§ Records with drawing code

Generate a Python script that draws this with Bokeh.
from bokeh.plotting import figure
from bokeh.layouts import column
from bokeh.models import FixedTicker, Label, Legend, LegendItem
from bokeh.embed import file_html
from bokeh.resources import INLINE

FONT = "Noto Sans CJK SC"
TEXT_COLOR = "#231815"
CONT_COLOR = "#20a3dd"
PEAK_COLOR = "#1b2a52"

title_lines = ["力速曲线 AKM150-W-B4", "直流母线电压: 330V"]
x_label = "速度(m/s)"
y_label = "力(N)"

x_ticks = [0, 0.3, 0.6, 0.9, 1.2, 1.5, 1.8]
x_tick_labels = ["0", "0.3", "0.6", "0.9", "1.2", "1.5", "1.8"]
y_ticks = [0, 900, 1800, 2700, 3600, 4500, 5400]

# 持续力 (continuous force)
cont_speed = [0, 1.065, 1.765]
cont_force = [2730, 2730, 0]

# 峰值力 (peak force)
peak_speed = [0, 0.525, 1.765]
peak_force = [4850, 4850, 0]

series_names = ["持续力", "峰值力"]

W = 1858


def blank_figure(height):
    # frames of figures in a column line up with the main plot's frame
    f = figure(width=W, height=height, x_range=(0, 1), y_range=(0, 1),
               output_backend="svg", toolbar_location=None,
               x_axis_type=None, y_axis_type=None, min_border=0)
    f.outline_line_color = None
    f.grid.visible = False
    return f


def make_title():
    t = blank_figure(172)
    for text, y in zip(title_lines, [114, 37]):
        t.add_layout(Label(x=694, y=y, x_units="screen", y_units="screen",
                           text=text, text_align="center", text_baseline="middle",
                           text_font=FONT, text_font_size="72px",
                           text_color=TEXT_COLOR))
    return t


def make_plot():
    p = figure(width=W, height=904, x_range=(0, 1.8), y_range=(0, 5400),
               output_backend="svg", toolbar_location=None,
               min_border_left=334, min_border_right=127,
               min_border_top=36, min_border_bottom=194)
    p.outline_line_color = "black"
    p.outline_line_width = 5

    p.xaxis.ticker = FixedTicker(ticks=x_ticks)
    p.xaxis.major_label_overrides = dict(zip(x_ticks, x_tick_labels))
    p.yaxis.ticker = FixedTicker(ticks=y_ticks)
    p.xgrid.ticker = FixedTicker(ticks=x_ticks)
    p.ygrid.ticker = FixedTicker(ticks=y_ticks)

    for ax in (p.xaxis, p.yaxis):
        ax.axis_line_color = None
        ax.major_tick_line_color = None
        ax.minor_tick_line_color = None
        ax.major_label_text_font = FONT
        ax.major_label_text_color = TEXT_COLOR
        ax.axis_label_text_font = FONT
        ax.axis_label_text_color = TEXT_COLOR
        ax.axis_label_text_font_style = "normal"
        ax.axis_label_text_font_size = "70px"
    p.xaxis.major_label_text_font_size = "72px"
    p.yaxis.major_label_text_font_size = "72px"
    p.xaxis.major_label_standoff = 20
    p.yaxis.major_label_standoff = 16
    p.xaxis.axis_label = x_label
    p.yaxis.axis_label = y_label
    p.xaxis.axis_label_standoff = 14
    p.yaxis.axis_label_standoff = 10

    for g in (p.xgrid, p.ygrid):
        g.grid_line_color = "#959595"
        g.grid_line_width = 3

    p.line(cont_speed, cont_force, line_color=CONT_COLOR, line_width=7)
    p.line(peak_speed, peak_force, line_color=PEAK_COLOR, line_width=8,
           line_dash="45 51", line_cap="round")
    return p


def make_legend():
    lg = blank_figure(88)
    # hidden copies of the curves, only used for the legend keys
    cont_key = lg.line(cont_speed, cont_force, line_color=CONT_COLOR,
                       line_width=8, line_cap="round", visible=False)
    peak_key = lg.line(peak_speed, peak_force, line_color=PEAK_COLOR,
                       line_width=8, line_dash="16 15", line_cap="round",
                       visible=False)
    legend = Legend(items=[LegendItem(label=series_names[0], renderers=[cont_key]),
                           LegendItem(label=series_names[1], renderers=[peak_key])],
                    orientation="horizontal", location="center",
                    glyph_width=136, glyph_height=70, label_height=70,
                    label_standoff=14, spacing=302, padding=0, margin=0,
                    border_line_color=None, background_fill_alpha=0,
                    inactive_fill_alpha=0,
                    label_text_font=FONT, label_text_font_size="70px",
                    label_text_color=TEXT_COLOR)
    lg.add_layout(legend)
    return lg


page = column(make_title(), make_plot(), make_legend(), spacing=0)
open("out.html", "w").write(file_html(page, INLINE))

==

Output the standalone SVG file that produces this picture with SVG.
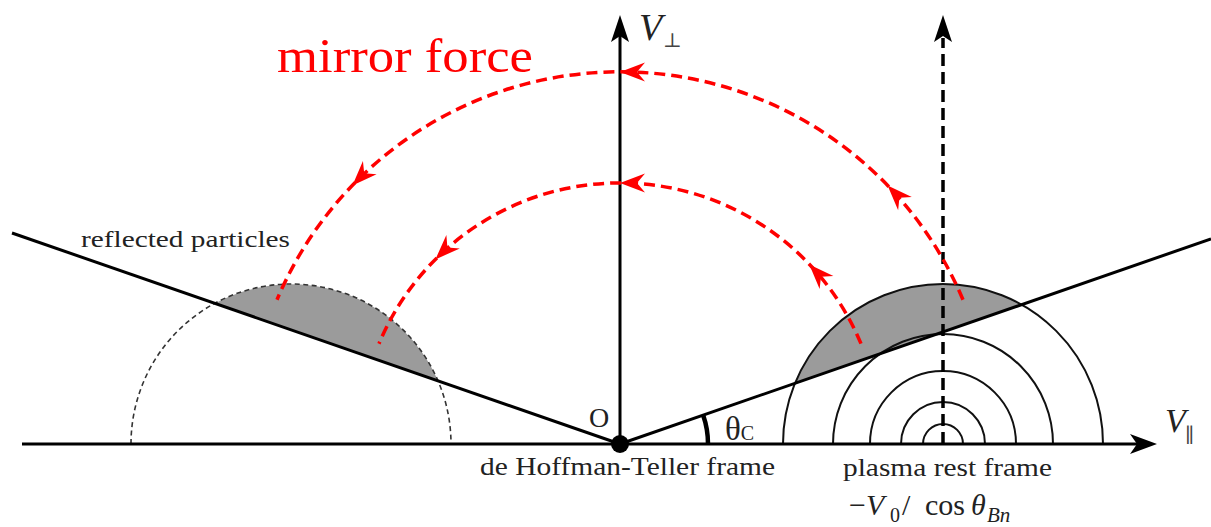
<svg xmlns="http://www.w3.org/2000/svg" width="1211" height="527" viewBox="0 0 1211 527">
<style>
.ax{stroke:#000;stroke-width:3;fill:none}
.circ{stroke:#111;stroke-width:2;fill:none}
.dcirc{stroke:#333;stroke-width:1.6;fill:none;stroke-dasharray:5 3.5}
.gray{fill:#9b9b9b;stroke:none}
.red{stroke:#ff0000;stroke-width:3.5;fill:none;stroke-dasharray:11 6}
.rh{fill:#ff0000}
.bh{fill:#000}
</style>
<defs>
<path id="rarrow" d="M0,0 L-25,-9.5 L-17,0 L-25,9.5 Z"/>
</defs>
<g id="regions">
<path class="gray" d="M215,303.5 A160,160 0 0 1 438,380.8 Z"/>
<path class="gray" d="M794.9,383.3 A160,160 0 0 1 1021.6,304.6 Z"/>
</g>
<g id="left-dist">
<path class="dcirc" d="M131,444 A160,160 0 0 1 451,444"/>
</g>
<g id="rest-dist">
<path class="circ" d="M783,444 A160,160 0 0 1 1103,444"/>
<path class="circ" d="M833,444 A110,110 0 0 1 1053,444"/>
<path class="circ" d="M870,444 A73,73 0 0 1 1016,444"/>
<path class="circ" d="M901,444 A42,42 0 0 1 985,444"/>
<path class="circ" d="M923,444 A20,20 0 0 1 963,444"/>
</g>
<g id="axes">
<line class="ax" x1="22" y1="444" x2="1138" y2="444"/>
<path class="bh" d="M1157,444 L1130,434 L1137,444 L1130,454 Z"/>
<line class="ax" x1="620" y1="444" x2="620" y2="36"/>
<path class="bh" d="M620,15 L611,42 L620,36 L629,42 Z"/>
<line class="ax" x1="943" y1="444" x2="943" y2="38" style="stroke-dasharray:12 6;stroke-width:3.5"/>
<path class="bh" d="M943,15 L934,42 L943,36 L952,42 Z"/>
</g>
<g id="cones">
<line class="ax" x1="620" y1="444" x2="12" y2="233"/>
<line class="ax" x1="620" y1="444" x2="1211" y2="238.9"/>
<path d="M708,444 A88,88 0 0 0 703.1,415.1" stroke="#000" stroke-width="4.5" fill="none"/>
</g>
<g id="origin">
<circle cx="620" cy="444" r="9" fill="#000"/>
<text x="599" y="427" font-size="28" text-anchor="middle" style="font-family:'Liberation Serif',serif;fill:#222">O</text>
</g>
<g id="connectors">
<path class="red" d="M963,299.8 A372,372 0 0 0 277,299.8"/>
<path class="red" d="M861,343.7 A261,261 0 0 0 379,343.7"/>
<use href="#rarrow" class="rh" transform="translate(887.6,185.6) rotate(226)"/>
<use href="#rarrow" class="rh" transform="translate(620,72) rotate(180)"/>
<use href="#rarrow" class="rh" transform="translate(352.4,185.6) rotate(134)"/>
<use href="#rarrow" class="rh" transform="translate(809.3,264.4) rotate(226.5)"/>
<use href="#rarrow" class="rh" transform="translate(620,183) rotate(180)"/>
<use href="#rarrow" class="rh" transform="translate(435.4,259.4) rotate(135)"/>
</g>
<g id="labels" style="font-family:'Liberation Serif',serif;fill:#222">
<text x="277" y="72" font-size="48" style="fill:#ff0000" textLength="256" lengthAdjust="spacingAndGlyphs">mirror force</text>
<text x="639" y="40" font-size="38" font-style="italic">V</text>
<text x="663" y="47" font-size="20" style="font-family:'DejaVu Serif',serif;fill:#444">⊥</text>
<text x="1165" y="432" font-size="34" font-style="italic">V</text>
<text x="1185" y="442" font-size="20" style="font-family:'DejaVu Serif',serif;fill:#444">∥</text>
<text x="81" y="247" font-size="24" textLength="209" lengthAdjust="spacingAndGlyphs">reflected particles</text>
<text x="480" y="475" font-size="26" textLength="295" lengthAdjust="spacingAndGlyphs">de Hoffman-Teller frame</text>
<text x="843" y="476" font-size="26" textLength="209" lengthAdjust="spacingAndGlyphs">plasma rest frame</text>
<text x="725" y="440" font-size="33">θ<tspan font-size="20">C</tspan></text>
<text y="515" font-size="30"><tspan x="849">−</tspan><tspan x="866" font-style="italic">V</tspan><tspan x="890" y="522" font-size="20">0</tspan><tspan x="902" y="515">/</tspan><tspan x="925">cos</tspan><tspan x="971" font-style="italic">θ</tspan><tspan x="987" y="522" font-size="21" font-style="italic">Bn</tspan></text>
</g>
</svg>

§ WHAT IS NEEDED
Within the listing above, locate the line containing "Generate a Python" and the line containing "p.outline_line_width = 5". Reproduce those two lines and all lines between them exactly, with nothing added.

§ RESULT OF THE EXERCISE
Generate a Python script that draws this with Bokeh.
from bokeh.plotting import figure
from bokeh.layouts import column
from bokeh.models import FixedTicker, Label, Legend, LegendItem
from bokeh.embed import file_html
from bokeh.resources import INLINE

FONT = "Noto Sans CJK SC"
TEXT_COLOR = "#231815"
CONT_COLOR = "#20a3dd"
PEAK_COLOR = "#1b2a52"

title_lines = ["力速曲线 AKM150-W-B4", "直流母线电压: 330V"]
x_label = "速度(m/s)"
y_label = "力(N)"

x_ticks = [0, 0.3, 0.6, 0.9, 1.2, 1.5, 1.8]
x_tick_labels = ["0", "0.3", "0.6", "0.9", "1.2", "1.5", "1.8"]
y_ticks = [0, 900, 1800, 2700, 3600, 4500, 5400]

# 持续力 (continuous force)
cont_speed = [0, 1.065, 1.765]
cont_force = [2730, 2730, 0]

# 峰值力 (peak force)
peak_speed = [0, 0.525, 1.765]
peak_force = [4850, 4850, 0]

series_names = ["持续力", "峰值力"]

W = 1858


def blank_figure(height):
    # frames of figures in a column line up with the main plot's frame
    f = figure(width=W, height=height, x_range=(0, 1), y_range=(0, 1),
               output_backend="svg", toolbar_location=None,
               x_axis_type=None, y_axis_type=None, min_border=0)
    f.outline_line_color = None
    f.grid.visible = False
    return f


def make_title():
    t = blank_figure(172)
    for text, y in zip(title_lines, [114, 37]):
        t.add_layout(Label(x=694, y=y, x_units="screen", y_units="screen",
                           text=text, text_align="center", text_baseline="middle",
                           text_font=FONT, text_font_size="72px",
                           text_color=TEXT_COLOR))
    return t


def make_plot():
    p = figure(width=W, height=904, x_range=(0, 1.8), y_range=(0, 5400),
               output_backend="svg", toolbar_location=None,
               min_border_left=334, min_border_right=127,
               min_border_top=36, min_border_bottom=194)
    p.outline_line_color = "black"
    p.outline_line_width = 5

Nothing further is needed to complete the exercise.